When the doctor suggests regular exercise to counter the aches and pains of osteoarthritis, it may seem more like a recipe for torture than a program for improved health. This may explain why so few manage to follow their doctors' orders. And as people grow older and limit physical activity, arthritis can take an increasingly severe toll. A new study, however, suggests that there may be a very appealing way to keep osteoarthritis at bay. T'ai chi, an ancient Chinese form of exercise that has a meditative quality about it, may be the ideal intervention to ease some of the mental and physical pains associated with osteoarthritis. Practiced in China mainly for its health benefits, t'ai chi involves focused attention, deep breathing, and slow graceful movements. The objective is to attain a state of balance between mind and body. Surprisingly, the energy expended in doing t'ai chi is comparable to other low to medium intensity aerobic activities.
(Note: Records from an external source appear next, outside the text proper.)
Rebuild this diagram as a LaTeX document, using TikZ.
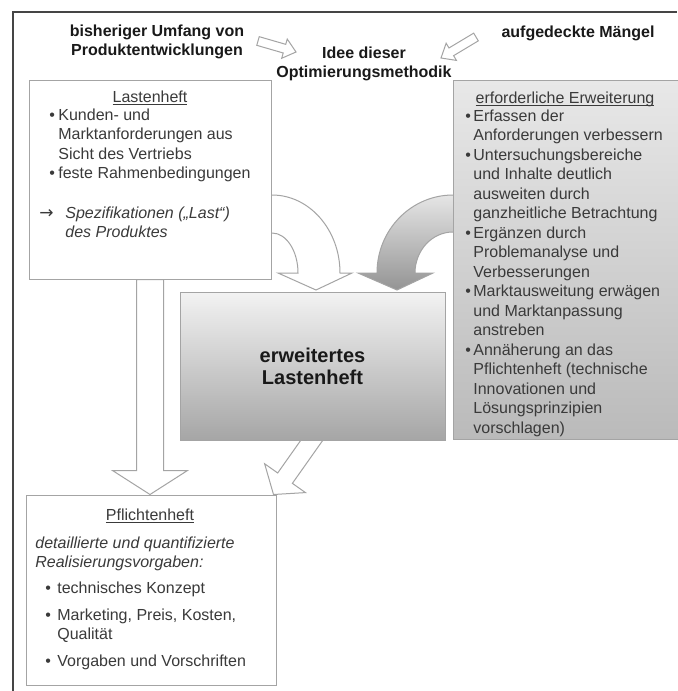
\documentclass[tikz,border=0pt]{standalone}
\usepackage{fontspec}
\setmainfont{Liberation Sans}
\newfontfamily\arrowfont{DejaVu Sans}
\usetikzlibrary{calc,backgrounds}

\definecolor{framegray}{HTML}{454545}
\definecolor{linegray}{HTML}{A4A4A4}
\definecolor{textgray}{HTML}{3A3A3A}
\tikzstyle{heft} = [draw=linegray, line width=0.5pt, fill=white, inner sep=0pt]

% underline at a fixed depth
\newcommand{\undl}[1]{\setbox0\hbox{#1}\rlap{\rule[-1.3pt]{\wd0}{0.4pt}}\box0}
% block arrow: [style]{tail}{tip}{shaft half width}{head half width}{head length}
\newcommand{\blockarrow}[6][]{%
  \path ($(#3)!#6!(#2)$) coordinate (bahead);
  \draw[#1] ($(#2)!#4!90:(#3)$) -- ($(bahead)!#4!90:(#3)$)
    -- ($(bahead)!#5!90:(#3)$) -- (#3)
    -- ($(bahead)!#5!-90:(#3)$) -- ($(bahead)!#4!-90:(#3)$)
    -- ($(#2)!#4!-90:(#3)$) -- cycle;}

\begin{document}
\begin{tikzpicture}[x=0.5pt, y=-0.5pt,
			txt/.style = {inner sep=0pt, text=textgray, font=\fontsize{8}{9.75}\selectfont},
			head/.style = {inner sep=0pt, text=black!90, font=\fontsize{8}{9.5}\selectfont\bfseries},
			hollow/.style = {draw=linegray, line width=0.5pt, fill=white},
			shaded/.style = {draw=linegray, line width=0.5pt, top color=black!10, bottom color=black!42}]
			\useasboundingbox (0,0) rectangle (677,691);
			
			% boxes
			\node (last) [heft, minimum width=121pt, minimum height=99.5pt] at (150,179.5) {};
			\node (erf) [heft, top color=black!9, bottom color=black!27, minimum width=123.5pt, minimum height=179.5pt] at (576.5,259.5) {};
			\node (mid) [heft, top color=black!5, bottom color=black!35, minimum width=132.5pt, minimum height=74pt,
				align=center, text=black!90, font=\fontsize{10}{11}\selectfont\bfseries] at (312.5,366) {erweitertes\\Lastenheft};
			\node (pf) [heft, minimum width=125pt, minimum height=95pt] at (151,590) {};
			
			% headings on top
			\node (bish) [head, anchor=base] at (157,36) {\begin{tabular}[t]{@{}c@{}}bisheriger Umfang von\\Produktentwicklungen\end{tabular}};
			\node (idee) [head, anchor=base] at (364,58) {\begin{tabular}[t]{@{}c@{}}Idee dieser\\Optimierungsmethodik\end{tabular}};
			\node (mangel) [head, anchor=base] at (578,37) {aufgedeckte Mängel};
			
			% Lastenheft
			\node (lasttitle) [txt, anchor=base] at (150,102) {\undl{Lastenheft}};
			\node (lastlist) [txt, anchor=base west] at (49,120) {\begin{tabular}[t]{@{}p{4.5pt}@{}l@{}}
				\textbullet & Kunden- und\\
				& Marktanforderungen aus\\
				& Sicht des Vertriebs\\
				\textbullet & feste Rahmenbedingungen
			\end{tabular}};
			\node (lastspec) [txt, anchor=base west] at (39,218) {\begin{tabular}[t]{@{}p{13pt}@{}l@{}}
				{\arrowfont\fontsize{8.5}{9.75}\selectfont →} & \itshape Spezifikationen („Last“)\\
				& \itshape des Produktes
			\end{tabular}};
			
			% erforderliche Erweiterung
			\node (erftitle) [txt, anchor=base] at (565,103) {\undl{erforderliche Erweiterung}};
			\node (erflist) [txt, anchor=base west] at (465,121) {\begin{tabular}[t]{@{}p{4pt}@{}l@{}}
				\textbullet & Erfassen der\\
				& Anforderungen verbessern\\
				\textbullet & Untersuchungsbereiche\\
				& und Inhalte deutlich\\
				& ausweiten durch\\
				& ganzheitliche Betrachtung\\
				\textbullet & Ergänzen durch\\
				& Problemanalyse und\\
				& Verbesserungen\\
				\textbullet & Marktausweitung erwägen\\
				& und Marktanpassung\\
				& anstreben\\
				\textbullet & Annäherung an das\\
				& Pflichtenheft (technische\\
				& Innovationen und\\
				& Lösungsprinzipien\\
				& vorschlagen)
			\end{tabular}};
			
			% Pflichtenheft
			\node (pftitle) [txt, anchor=base] at (150,520) {\undl{Pflichtenheft}};
			\node (pfdesc) [txt, anchor=base west, font=\fontsize{8}{9.5}\selectfont\itshape] at (35,548)
				{\begin{tabular}[t]{@{}l@{}}detaillierte und quantifizierte\\Realisierungsvorgaben:\end{tabular}};
			\node (pflist) [txt, anchor=base west, font=\fontsize{8}{9.5}\selectfont] at (45,593) {\begin{tabular}[t]{@{}p{6pt}@{}l@{}}
				\textbullet & technisches Konzept\\[4pt]
				\textbullet & Marketing, Preis, Kosten,\\
				& Qualität\\[4pt]
				\textbullet & Vorgaben und Vorschriften
			\end{tabular}};
			
			% outer frame
			\draw[framegray, line width=1.25pt] (13,691) -- (13,12) -- (677,12);
			
			% block arrows behind the boxes
			\begin{pgfonlayer}{background}
				\fill[white] (0,0) rectangle (677,691);
				\coordinate (b1tail) at (258,41);
				\coordinate (b1tip) at (296,52);
				\coordinate (b2tail) at (476,37);
				\coordinate (b2tip) at (441,58);
				\blockarrow[hollow]{b1tail}{b1tip}{2.25pt}{5pt}{6pt}
				\blockarrow[hollow]{b2tail}{b2tip}{2.25pt}{5pt}{6pt}
				
				\coordinate (vtip) at (last.south |- pf.north);
				\blockarrow[hollow]{last.south}{vtip}{6.75pt}{18.75pt}{12pt}
				
				\coordinate (dtail) at ($(mid.south)+(5.5,-9)$);
				\coordinate (dtip) at ($(pf.north east)+(-3,0)$);
				\blockarrow[hollow]{dtail}{dtip}{4.5pt}{12.5pt}{10pt}
				
				% curved arrows into the middle box
				\draw[hollow] (262,195) -- (272,195) arc[start angle=90, end angle=0, x radius=34pt, y radius=39pt]
					-- (352,273) -- (316,290) -- (278,273) -- (298,273)
					arc[start angle=0, end angle=90, x radius=13pt, y radius=20pt] -- (262,233) -- cycle;
				\draw[shaded] (463,195) -- (453,195) arc[start angle=90, end angle=180, x radius=38pt, y radius=39pt]
					-- (358,273) -- (397,290) -- (433,273) -- (415,273)
					arc[start angle=180, end angle=90, x radius=19pt, y radius=20.5pt] -- (463,232) -- cycle;
			\end{pgfonlayer}
		\end{tikzpicture}
\end{document}
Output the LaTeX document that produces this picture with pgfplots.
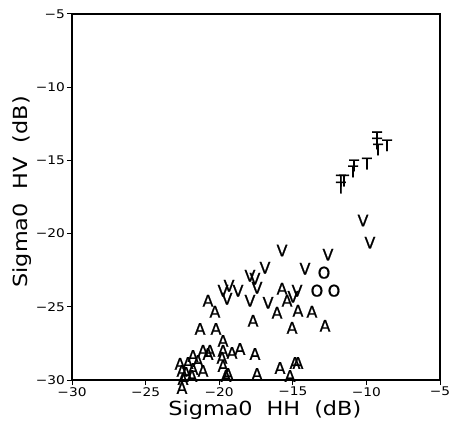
\documentclass[border=0pt]{standalone}
\usepackage{fontspec}
\setmainfont{DejaVu Sans}
\setsansfont{DejaVu Sans}
\newfontfamily\labfont[FakeStretch=1.15]{DejaVu Sans}
\newfontfamily\markfont[FakeBold=1]{DejaVu Sans}
\usepackage{pgfplots}
\pgfplotsset{compat=1.18}
\begin{document}
\begin{tikzpicture}
\path[use as bounding box] (-72bp,-46bp) rectangle (382bp,380bp);
\begin{axis}[
  at={(0,0)}, anchor=south west,
  scale only axis, width=368bp, height=366bp,
  xmin=-30, xmax=-5, ymin=-30, ymax=-5,
  xtick={-30,-25,-20,-15,-10,-5},
  ytick={-30,-25,-20,-15,-10,-5},
  xticklabels={−30,−25,−20,−15,−10,−5},
  yticklabels={−30,−25,−20,−15,−10,−5},
  tick label style={font=\labfont\fontsize{12}{12}\selectfont},
  tick align=outside, xtick pos=left, ytick pos=left,
  major tick length=5bp,
  axis line style={line width=1.3pt},
  tick style={line width=1pt, black},
  clip=false,
  yticklabel style={inner sep=2pt},
  xticklabel style={inner sep=2pt},
  xlabel={Sigma0\hspace{14bp}HH\hspace{14bp}(dB)},
  ylabel={Sigma0\hspace{14bp}HV\hspace{14bp}(dB)},
  label style={font=\labfont\fontsize{19.5}{20}\selectfont, inner sep=0pt},
  xlabel style={at={(axis description cs:0.524,0)}, anchor=north, yshift=-21bp},
  ylabel style={at={(axis description cs:0,0.514)}, anchor=north, yshift=59bp},
  text mark as node=true,
  text mark style={font=\markfont\fontsize{16}{16}\selectfont, inner sep=0pt},
]
\addplot[only marks, mark=text, text mark=A] coordinates {
(-21.30,-26.51) (-20.22,-26.51) (-20.76,-24.59) (-20.29,-25.34)
(-17.70,-25.96) (-16.07,-25.41) (-15.73,-23.77) (-15.39,-24.59)
(-14.65,-25.27) (-13.70,-25.34) (-15.05,-26.44) (-12.81,-26.30)
(-19.74,-27.33) (-19.74,-28.01) (-19.81,-28.49) (-19.74,-29.04)
(-21.10,-28.01) (-20.63,-28.01) (-20.76,-28.22) (-21.78,-28.36)
(-22.12,-28.84) (-22.66,-28.90) (-22.53,-29.38) (-22.46,-29.93)
(-22.53,-30.55) (-21.78,-29.25) (-21.10,-29.38) (-21.44,-28.70)
(-19.13,-28.15) (-18.59,-27.88) (-17.57,-28.22) (-19.40,-29.59)
(-19.54,-29.73) (-17.43,-29.59) (-15.87,-29.18) (-15.19,-29.73)
(-14.85,-28.84) (-14.65,-28.84) (-21.85,-29.73) (-22.25,-29.52)
};
\addplot[only marks, mark=text, text mark=V] coordinates {
(-10.23,-19.11) (-9.76,-20.62) (-12.61,-21.44) (-15.73,-21.16)
(-14.17,-22.40) (-16.89,-22.33) (-17.91,-22.88) (-17.57,-23.08)
(-17.43,-23.70) (-19.74,-23.90) (-19.33,-23.56) (-18.72,-23.90)
(-19.47,-24.45) (-17.91,-24.59) (-16.68,-24.73) (-14.71,-23.90)
(-14.99,-24.32)
};
\addplot[only marks, mark=text, text mark=O] coordinates {
(-12.88,-22.67) (-13.36,-23.90) (-12.20,-23.90)
};
\addplot[only marks, mark=text, text mark=T] coordinates {
(-9.28,-13.42) (-9.28,-13.84) (-9.21,-14.25) (-8.60,-13.97)
(-9.96,-15.21) (-10.84,-15.34) (-10.91,-15.75) (-11.73,-16.37)
(-11.52,-16.37) (-11.73,-16.85)
};
\end{axis}
\end{tikzpicture}
\end{document}
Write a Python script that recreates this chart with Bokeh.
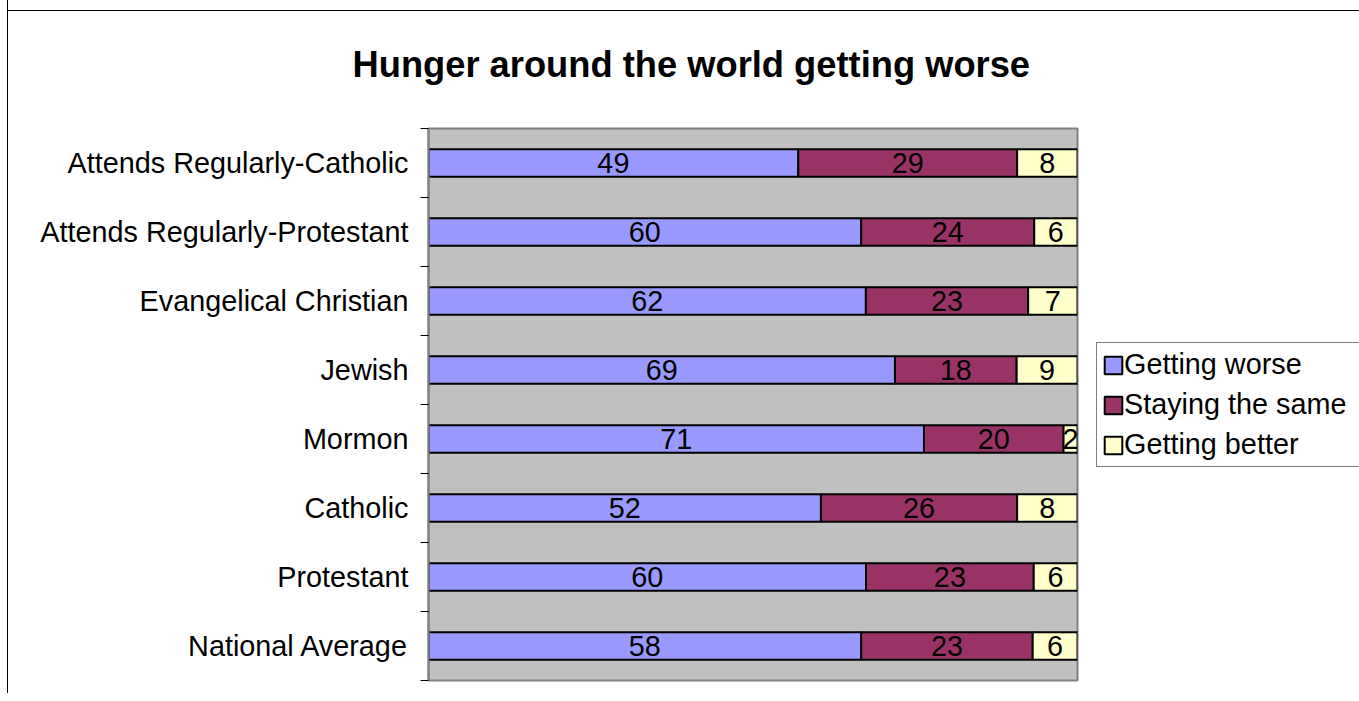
from bokeh.plotting import figure
from bokeh.models import (ColumnDataSource, Range1d, FixedTicker, Legend, LegendItem, Title)
from bokeh.core.properties import value
from bokeh.embed import file_html
from bokeh.resources import INLINE

# ---- data (top to bottom as shown) ----
categories = ["Attends Regularly-Catholic", "Attends Regularly-Protestant",
              "Evangelical Christian", "Jewish", "Mormon", "Catholic",
              "Protestant", "National Average"]
getting_worse = [49, 60, 62, 69, 71, 52, 60, 58]
staying_same = [29, 24, 23, 18, 20, 26, 23, 23]
getting_better = [8, 6, 7, 9, 2, 8, 6, 6]
series_names = ["Getting worse", "Staying the same", "Getting better"]
series_colors = ["#9999FF", "#993366", "#FFFFCC"]

FONT = "Liberation Sans"
n = len(categories)
ypos = [n - 1 - i + 0.5 for i in range(n)]

series = [getting_worse, staying_same, getting_better]
totals = [sum(v) for v in zip(*series)]

p = figure(frame_width=649, frame_height=552,
           min_border_left=420, min_border_top=132,
           min_border_right=280, min_border_bottom=13,
           x_range=Range1d(0, 1), y_range=Range1d(0, n),
           x_axis_location=None, output_backend="svg",
           toolbar_location=None, title=None)

# outer chart frame: left border + top line drawn behind a transparent canvas border
p.styles = {"border-left": "1px solid black", "margin-left": "7px",
            "margin-top": "-4px",
            "background": "linear-gradient(black, black) 0 14px / 100% 1px no-repeat"}

p.background_fill_color = "#C0C0C0"
p.border_fill_color = "white"
p.border_fill_alpha = 0.0
p.outline_line_color = "#808080"
p.outline_line_width = 2
p.xgrid.visible = False
p.ygrid.visible = False

title = Title(text="Hunger around the world getting worse", align="left",
              text_font=FONT, text_font_size="36.3px", text_font_style="bold",
              text_color="black", standoff=88, offset=-76)
p.add_layout(title, "above")

renderers = []
cum = [0.0] * n
for name, vals, color in zip(series_names, series, series_colors):
    left = [c / t for c, t in zip(cum, totals)]
    right = [(c + v) / t for c, v, t in zip(cum, vals, totals)]
    mid = [(l + r) / 2 for l, r in zip(left, right)]
    src = ColumnDataSource(dict(y=ypos, left=left, right=right, mid=mid,
                                txt=[str(v) for v in vals]))
    r = p.hbar(y="y", left="left", right="right", height=0.4, source=src,
               fill_color=color, line_color="black", line_width=2)
    renderers.append((name, r))
    p.text(x="mid", y="y", text="txt", source=src, text_align="center",
           text_baseline="middle", text_font=value(FONT), text_font_size="28.8px",
           text_color="black")
    cum = [c + v for c, v in zip(cum, vals)]

yaxis = p.yaxis[0]
yaxis.ticker = FixedTicker(ticks=ypos, minor_ticks=list(range(n + 1)))
yaxis.major_label_overrides = {y: c for y, c in zip(ypos, categories)}
yaxis.major_tick_out = 0
yaxis.major_tick_in = 0
yaxis.minor_tick_out = 8
yaxis.minor_tick_in = 0
yaxis.minor_tick_line_color = "black"
yaxis.minor_tick_line_width = 1
yaxis.axis_line_color = "#808080"
yaxis.axis_line_width = 2
yaxis.major_label_standoff = 12
yaxis.major_label_text_font = FONT
yaxis.major_label_text_font_size = "28.8px"
yaxis.major_label_text_color = "black"

legend = Legend(items=[LegendItem(label=nm, renderers=[r]) for nm, r in renderers],
                location=(19, 213), orientation="vertical",
                label_text_font=FONT, label_text_font_size="28.8px",
                label_text_color="black", label_width=240,
                glyph_width=22, glyph_height=22, label_standoff=0,
                padding=5, spacing=7, margin=0,
                border_line_color="black", border_line_width=1,
                background_fill_color="white", background_fill_alpha=1.0)
p.add_layout(legend, "right")

open("out.html", "w").write(file_html(p, INLINE))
In a small study, participants were recruited from several community settings and randomly assigned to a t'ai chi group or a non-t'ai chi group. The average age of participants was 68; all had been diagnosed with osteoarthritis in the lower joints, and had symptoms in the knees, hips, ankles, and foot joints. Those in the t'ai chi group took two 1-hour t'ai chi classes each week for 12 weeks. Those in the other group were encouraged to continue their normal physical activities instead of learning t'ai chi.

Comparing scores of the two groups before and after the 12-week period led researchers to the conclusion the t'ai chi group made small but significant gains in most areas examined. They were better able to manage arthritis symptoms, control fatigue, and deal with the frustration of arthritis. They also showed improved stamina and psychological and mental well-being. In contrast, the non-t'ai chi group stayed the same or declined slightly.

While this was a small study, it suggests that the practice of t'ai chi may enable those suffering from osteoarthritis to overcome some of their aches and pains.


References

Hartman CA, Manos TM, Winter C, Hartman DM, Li B, Smith JC. Effects of T'ai Chi training on function and quality of life indicators in older adults with osteoarthritis. J Am Ger Soc. 2000;48:1553-1559.